Do playwrights make good directors? Only sometimes
| New York
Twelfth Night, Play by William Shakespeare. Directed by David Manet. The Beaver Coat, Play by Gerhart Hauptmann. Directed by John Bishop. Presented by Circle Reperatory.
In reviving two venerable comedies (through Feb. 1), the Circle repertory has enlisted two contemporary playwrights to stage them. Do writers make good directors? Not necessarily.These productions are less than ideal and provide shaky support for the notion of theatrical switch- hitting.
David Manet has been enormously celebrated for writing such plays as "American Buffalo" and "A Life in the Theatre." He is a resident playwright at the Circle Rep and has served as artistic director elsewhere. His mounting of Shakespeare's "Twelfth Night" is capable but rarely exciting. Though there's nothing wrong, exactly, the show never takes off. It just waltzes from scene to scene, diverting us without dazzling us.
The production's main asset is Lindsay Crouse, who plays Viola with plenty of boyish spirit, while maintaining the essential femininity of the character, who spends most of the play disguised as a young man.

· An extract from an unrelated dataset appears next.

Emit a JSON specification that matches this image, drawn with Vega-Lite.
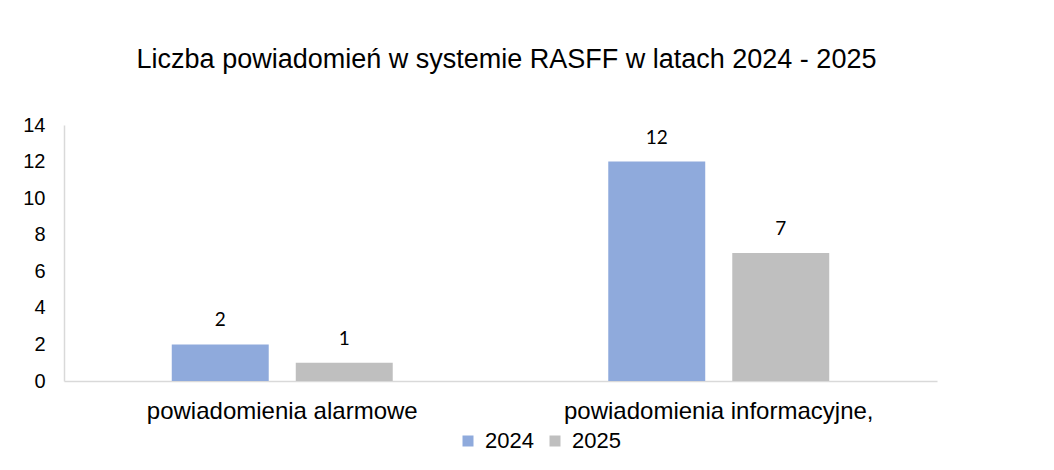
{
  "$schema": "https://vega.github.io/schema/vega-lite/v6.json",
  "width": 873,
  "height": 256,
  "autosize": {"type": "none"},
  "padding": {"left": 64, "top": 125, "right": 117, "bottom": 89},
  "background": "white",
  "config": {
    "view": {"stroke": null},
    "font": "Liberation Sans",
    "axis": {"labelColor": "#000000", "labelFont": "Liberation Sans", "ticks": false, "grid": false, "domainColor": "#D9D9D9", "domainWidth": 1.5}
  },
  "title": {
    "text": "Liczba powiadomień w systemie RASFF w latach 2024 - 2025",
    "font": "Liberation Sans",
    "fontSize": 27,
    "fontWeight": "normal",
    "color": "#000000",
    "anchor": "middle",
    "offset": 41,
    "dx": 6
  },
  "data": {
    "values": [
      {"cat": "powiadomienia alarmowe", "year": "2024", "value": 2},
      {"cat": "powiadomienia alarmowe", "year": "2025", "value": 1},
      {"cat": "powiadomienia informacyjne,", "year": "2024", "value": 12},
      {"cat": "powiadomienia informacyjne,", "year": "2025", "value": 7}
    ]
  },
  "encoding": {
    "x": {
      "field": "cat",
      "type": "nominal",
      "sort": null,
      "scale": {"paddingInner": 0, "paddingOuter": 0},
      "axis": {"title": null, "labelAngle": 0, "labelPadding": 18, "labelFontSize": 24, "labelLimit": 0}
    },
    "xOffset": {
      "field": "year",
      "type": "nominal",
      "scale": {"paddingInner": 0.218, "paddingOuter": 0.869}
    },
    "y": {
      "field": "value",
      "type": "quantitative",
      "scale": {"domain": [0, 14]},
      "axis": {"title": null, "values": [0, 2, 4, 6, 8, 10, 12, 14], "labelPadding": 19, "labelFontSize": 20}
    }
  },
  "layer": [
    {
      "mark": {"type": "bar"},
      "encoding": {
        "color": {
          "field": "year",
          "type": "nominal",
          "scale": {"domain": ["2024", "2025"], "range": ["#8FAADC", "#BFBFBF"]},
          "legend": {
            "title": null,
            "orient": "none",
            "direction": "horizontal",
            "legendX": 393,
            "legendY": 305,
            "padding": 0,
            "symbolType": "square",
            "symbolSize": 121,
            "symbolStrokeWidth": 0,
            "symbolOpacity": 1,
            "labelFontSize": 22,
            "labelFont": "Liberation Sans",
            "labelColor": "#000000",
            "labelOffset": 6,
            "columnPadding": 10
          }
        }
      }
    },
    {
      "mark": {"type": "text", "baseline": "bottom", "dy": -14, "font": "Lato", "fontSize": 19, "color": "#000000"},
      "encoding": {"text": {"field": "value", "type": "quantitative"}}
    }
  ]
}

Strong support also comes from Trish Hawkins as Olivia.
The rest of the cast presents more problems. The comic stalwarts -- Sir Tobey Belch. Sir Andrew Aguecheek, Malvolio -- are unevenly acted, while Colin Spinton plays Feste with a wiseacre smuggness that becomes awfully grating. Like the production itself, he's wry without being particularly funny or poetical. 'The Beaver Coat'
As directed by John Bishop, another resident playwright at Circle Rep, "The Beaver Coat" misses its comic mark altogether, falling -- by default -- into a kind of widely eccentric naturalism. Set around 1890, the story and the plot concern poor peasants and buffoonish bureaucrats involved in various peccadillos. Since the production rarely genrates any laughs, despite assorted mixups and pratfalls, the story takes on a somber hue, as if it weren't a farce at all but a lament or an expose. The grim undertones from overtones, and you feel like you've stumbled into a production of Hauptmann's magnum opus, "The Weavers," with its explicit sociological messages.
Remarkably, some of the players make good showings in this murky evening, especially Tanya Berezin and Ken Kliban as the heads of the peasant family. Michael Feingold's translation struggles for a humor the production rarely manages to manifest.
Watching these plays staged by playwrights, one applauds the Circle Rep's intention of plunking established writers into new theatrical jobs and thus encouraging versatility. But the company's current offerings are deficient in verve and imagination. For the time being, at least, a return to a division of labor might be a good idea. Let the writers write and hire on some first-rank directors to do the directing.